In my 12+ years at Guardian Life, one of the largest life insurance companies in the U.S., I developed and ran a social selling program for nearly 2,500 financial advisors. I learned a lot during my journey to build the program from scratch and see it mature. This is the third blog in a five-part series (read part 1 and part 2), where I’ll share findings from my experience that I hope will help your organization launch, scale, sustain, and, ultimately, win on social media. 

As one might imagine, building a social selling program takes time and effort. It’s important to have a vision and well planned strategy, but recruiting and retaining active participants can prove to be a project in and of itself. This is but one of the challenges I faced when recruiting financial advisors to participate in Guardian Life’s social selling program. Given the nature of the challenge, it comes as no surprise that I’m often asked, “how did you get your financial advisors to adopt social media so quickly?

The answer is easier than you might think. 

How to move the needle

Truth be told, we didn’t build our social selling program as quickly as it may have seemed to outsiders. When I first set out to build a social selling program, social media wasn’t brand new. By late 2010, most of our financial advisors were active on Facebook (probably posting what they ate for breakfast or where they were having drinks at that very moment), so the idea of using social media wasn’t unfamiliar to our financial advisors. 

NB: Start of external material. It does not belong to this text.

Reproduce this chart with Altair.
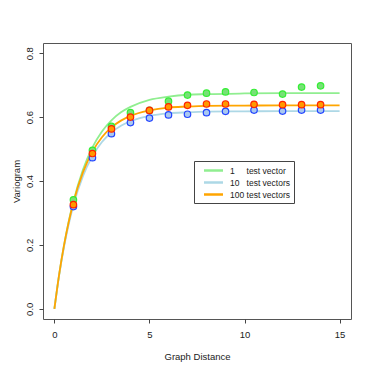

It was, however, novel to use social media for business. When we launched our program in 2011, I’d estimate that sixty percent of our financial advisors had LinkedIn accounts. Of those with active LinkedIn accounts, most profiles resembled resumes. Advisors didn’t fully understand the power of their LinkedIn network, with most using their account to connect with anyone who sent a request, including competitors.  

Given social media’s relative infancy, some of our advisors were reluctant to dive in. But where a few saw risk, we saw reward and got to work.

Don’t try to convince the reluctant

If you wish to avoid the trap that I fell into, don’t try to convince everyone. As we worked to launch our social selling program, I made the mistake of trying to recruit all of our financial advisors to use social media for business. I saw the value that social selling could bring to an advisor’s business, as did our early adopters, so I set out to convince all the naysayers. I eventually decided that it wasn’t worthwhile to convince advisors who didn’t yet see the value of social selling. As someone smarter than me once said, “you can lead a horse to water, but you can’t make it drink.”

Instead, I decided to focus my efforts on making as successful as possible those who bought into social selling. By doing so, I no longer needed to convince those who were reluctant–their peers did the work for me. 

Social selling isn’t for every advisor. By accepting this, you can maximize the time you spend supporting those who are invested in building a new skill, instead of trying to persuade someone who, ultimately, will never buy into the idea of selling on social media.  

Success speaks for itself

By going all-in with my support of the advisors who embraced the value of social selling, I was able to highlight the success stories that would eventually change the minds of skeptics. I was no longer the program manager encouraging colleagues to participate in our social selling program. Instead, they heard success stories from their peers which sparked growth within our program. By nature, salespeople are competitive, so when they learned that their peers had built an advantage, they were keen to participate. 

We all know someone who suffers from FOMO (fear of missing out). And once I shared success stories from other advisors, the naysayers no longer wanted to stand on the sidelines. Instead of recruiting them myself, they started to contact me, asking, “how do I take advantage of LinkedIn, Sales Navigator, and Grapevine6 (now LiveSocial)?”

If you’re trying to expand social selling in your organization, my best advice is to focus on three groups: your newest hires, the moveable middle, and advisors who are more inclined to raise their hands. Over the years, my experience has taught me that the most successful advisors you have today would’ve been successful in 1950, or any year for that matter. I say that to emphasize that some sellers are wired to sell. Even still, there’s value in social selling, but I wouldn’t focus my energy on recruiting your top one percent of sellers. Instead, focus on maximizing the impact among those who are interested, and let their success do the heavy lifting for you.